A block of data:
☆ ☆ ☆
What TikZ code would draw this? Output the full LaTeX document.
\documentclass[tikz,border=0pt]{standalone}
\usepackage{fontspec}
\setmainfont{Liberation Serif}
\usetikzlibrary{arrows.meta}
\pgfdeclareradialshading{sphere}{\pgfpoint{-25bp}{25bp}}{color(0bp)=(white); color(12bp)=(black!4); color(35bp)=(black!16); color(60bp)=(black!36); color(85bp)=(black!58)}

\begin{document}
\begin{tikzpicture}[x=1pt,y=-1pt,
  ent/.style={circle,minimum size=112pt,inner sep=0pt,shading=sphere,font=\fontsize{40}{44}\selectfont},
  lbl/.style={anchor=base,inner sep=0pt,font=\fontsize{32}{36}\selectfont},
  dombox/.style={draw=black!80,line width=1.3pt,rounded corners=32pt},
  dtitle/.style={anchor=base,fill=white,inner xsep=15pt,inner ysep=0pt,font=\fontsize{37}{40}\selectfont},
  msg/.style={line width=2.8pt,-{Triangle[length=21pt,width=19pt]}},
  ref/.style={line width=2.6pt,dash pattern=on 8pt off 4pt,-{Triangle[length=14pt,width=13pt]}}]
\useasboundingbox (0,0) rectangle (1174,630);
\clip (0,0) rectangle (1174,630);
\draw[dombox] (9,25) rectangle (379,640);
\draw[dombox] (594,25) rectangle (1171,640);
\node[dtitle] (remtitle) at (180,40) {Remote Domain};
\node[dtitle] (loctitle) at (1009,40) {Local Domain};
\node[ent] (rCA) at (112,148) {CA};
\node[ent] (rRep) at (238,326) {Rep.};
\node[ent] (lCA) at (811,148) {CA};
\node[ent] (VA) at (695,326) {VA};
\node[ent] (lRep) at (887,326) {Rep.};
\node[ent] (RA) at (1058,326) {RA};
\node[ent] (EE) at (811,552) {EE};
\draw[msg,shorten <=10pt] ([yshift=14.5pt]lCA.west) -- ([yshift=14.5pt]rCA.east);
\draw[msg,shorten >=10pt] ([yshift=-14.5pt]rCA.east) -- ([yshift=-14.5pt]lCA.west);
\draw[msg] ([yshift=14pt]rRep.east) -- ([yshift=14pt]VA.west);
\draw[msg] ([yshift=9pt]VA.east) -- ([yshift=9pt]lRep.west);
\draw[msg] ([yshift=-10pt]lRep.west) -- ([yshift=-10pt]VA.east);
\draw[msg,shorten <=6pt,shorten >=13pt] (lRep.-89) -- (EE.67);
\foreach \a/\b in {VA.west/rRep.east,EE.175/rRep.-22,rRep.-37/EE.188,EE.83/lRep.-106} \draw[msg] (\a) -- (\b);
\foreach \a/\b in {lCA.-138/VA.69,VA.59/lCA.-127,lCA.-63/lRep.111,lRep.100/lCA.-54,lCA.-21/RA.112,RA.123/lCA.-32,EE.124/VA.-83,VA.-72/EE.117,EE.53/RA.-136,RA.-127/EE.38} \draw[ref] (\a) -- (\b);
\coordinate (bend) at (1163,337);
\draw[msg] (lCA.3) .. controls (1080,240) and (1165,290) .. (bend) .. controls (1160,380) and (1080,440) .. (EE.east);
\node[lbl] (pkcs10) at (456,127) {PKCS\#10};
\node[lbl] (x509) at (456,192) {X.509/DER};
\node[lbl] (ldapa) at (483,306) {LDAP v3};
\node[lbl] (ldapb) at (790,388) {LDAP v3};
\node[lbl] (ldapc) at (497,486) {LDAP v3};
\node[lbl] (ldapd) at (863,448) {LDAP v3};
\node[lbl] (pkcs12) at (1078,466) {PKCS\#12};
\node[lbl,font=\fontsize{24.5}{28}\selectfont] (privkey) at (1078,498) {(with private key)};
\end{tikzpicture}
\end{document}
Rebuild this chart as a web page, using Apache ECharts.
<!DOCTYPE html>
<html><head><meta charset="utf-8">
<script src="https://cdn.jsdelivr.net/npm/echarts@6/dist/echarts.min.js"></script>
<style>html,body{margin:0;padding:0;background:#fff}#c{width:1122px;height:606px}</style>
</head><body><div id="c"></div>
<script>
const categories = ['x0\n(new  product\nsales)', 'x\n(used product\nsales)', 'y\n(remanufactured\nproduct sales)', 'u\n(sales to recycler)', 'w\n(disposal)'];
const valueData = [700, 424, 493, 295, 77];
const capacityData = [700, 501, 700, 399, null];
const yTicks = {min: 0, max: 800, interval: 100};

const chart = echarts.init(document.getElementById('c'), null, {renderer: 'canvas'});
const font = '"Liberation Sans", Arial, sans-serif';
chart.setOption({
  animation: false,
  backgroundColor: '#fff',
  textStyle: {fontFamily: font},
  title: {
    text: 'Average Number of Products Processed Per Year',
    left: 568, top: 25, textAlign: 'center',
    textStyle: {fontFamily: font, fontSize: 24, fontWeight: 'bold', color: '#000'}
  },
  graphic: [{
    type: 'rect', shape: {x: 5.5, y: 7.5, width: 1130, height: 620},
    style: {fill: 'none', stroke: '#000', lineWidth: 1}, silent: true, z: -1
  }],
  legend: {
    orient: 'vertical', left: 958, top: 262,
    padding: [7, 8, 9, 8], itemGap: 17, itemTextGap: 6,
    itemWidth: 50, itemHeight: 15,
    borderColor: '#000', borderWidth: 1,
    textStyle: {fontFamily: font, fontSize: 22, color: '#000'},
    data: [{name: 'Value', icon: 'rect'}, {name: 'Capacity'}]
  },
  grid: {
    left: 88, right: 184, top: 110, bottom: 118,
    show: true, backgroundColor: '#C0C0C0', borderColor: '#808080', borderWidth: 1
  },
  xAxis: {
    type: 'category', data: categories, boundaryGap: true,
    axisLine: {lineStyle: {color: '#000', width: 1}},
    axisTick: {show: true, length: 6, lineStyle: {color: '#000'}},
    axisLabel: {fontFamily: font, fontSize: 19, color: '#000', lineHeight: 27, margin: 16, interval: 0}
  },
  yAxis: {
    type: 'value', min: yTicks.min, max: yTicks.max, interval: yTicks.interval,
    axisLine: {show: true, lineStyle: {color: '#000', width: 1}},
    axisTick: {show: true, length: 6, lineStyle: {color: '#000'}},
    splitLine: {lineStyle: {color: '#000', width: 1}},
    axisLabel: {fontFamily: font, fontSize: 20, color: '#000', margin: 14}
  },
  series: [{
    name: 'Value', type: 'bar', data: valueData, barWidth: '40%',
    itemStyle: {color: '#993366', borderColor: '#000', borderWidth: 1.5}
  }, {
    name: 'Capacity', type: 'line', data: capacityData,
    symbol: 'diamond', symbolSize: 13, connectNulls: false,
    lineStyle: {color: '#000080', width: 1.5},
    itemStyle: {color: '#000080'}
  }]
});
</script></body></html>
☆ ☆ ☆
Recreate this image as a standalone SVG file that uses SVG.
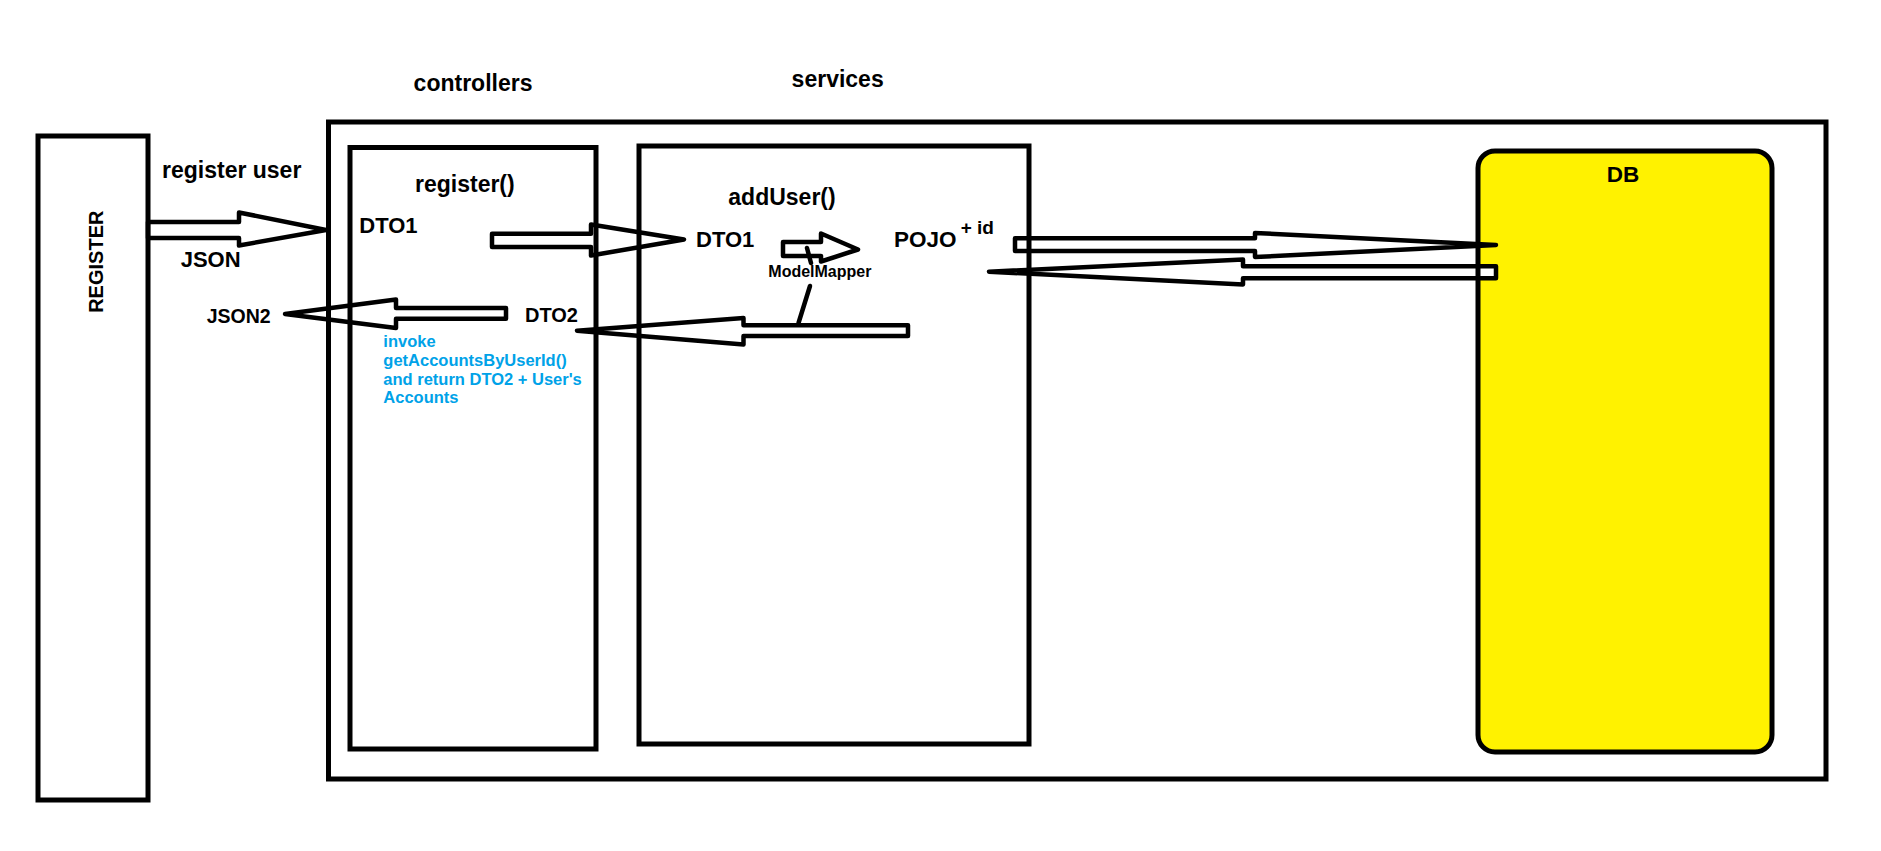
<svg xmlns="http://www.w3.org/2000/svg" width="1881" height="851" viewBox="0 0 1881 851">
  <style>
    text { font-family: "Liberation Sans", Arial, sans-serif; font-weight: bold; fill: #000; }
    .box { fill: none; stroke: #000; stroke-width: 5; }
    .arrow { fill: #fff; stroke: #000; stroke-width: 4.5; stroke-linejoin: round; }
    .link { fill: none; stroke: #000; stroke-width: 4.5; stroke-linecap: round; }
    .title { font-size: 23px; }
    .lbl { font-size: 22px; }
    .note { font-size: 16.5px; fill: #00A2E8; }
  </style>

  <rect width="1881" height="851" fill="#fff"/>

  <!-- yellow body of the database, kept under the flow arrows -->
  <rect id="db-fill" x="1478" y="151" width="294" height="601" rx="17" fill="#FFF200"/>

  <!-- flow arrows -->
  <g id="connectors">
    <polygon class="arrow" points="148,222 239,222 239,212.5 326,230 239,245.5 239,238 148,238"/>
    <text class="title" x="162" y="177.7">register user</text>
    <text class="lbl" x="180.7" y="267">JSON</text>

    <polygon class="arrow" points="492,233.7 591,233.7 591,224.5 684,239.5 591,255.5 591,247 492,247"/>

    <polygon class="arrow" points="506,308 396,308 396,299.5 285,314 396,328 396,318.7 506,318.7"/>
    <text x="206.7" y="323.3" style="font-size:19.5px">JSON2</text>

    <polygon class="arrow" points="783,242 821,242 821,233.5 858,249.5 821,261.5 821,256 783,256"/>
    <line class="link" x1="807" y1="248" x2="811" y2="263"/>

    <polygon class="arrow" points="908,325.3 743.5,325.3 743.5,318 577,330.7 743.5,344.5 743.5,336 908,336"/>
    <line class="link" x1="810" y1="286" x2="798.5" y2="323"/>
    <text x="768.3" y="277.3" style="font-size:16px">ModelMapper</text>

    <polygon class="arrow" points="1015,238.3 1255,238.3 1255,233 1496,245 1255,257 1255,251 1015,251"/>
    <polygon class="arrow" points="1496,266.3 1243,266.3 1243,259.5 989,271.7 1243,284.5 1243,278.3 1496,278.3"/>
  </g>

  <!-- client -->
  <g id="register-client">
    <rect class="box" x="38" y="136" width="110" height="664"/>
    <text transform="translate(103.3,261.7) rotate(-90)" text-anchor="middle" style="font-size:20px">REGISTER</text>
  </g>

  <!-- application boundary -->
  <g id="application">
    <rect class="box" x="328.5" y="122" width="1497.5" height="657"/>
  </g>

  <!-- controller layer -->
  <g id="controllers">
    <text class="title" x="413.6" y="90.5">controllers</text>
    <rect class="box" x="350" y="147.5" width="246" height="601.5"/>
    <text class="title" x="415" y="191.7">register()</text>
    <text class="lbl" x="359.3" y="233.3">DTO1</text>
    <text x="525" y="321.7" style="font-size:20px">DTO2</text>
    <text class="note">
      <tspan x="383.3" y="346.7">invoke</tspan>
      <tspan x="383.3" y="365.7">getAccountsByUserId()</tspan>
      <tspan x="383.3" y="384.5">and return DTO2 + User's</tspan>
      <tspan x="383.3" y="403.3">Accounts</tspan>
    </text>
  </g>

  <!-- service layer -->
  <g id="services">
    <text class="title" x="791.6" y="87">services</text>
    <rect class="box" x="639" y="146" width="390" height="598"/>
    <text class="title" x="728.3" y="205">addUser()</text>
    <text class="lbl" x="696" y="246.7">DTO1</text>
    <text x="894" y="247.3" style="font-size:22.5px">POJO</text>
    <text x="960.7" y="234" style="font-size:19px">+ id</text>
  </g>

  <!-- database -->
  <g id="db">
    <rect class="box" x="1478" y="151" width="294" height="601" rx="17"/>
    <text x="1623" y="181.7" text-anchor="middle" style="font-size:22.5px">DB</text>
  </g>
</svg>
☆ ☆ ☆
EXERCISE REQUIREMENTS :: Find every line in the records that contains the word "this"; copy those lines.

EXPECTED OUTPUT ::
What TikZ code would draw this? Output the full LaTeX document.
Rebuild this chart as a web page, using Apache ECharts.
Recreate this image as a standalone SVG file that uses SVG.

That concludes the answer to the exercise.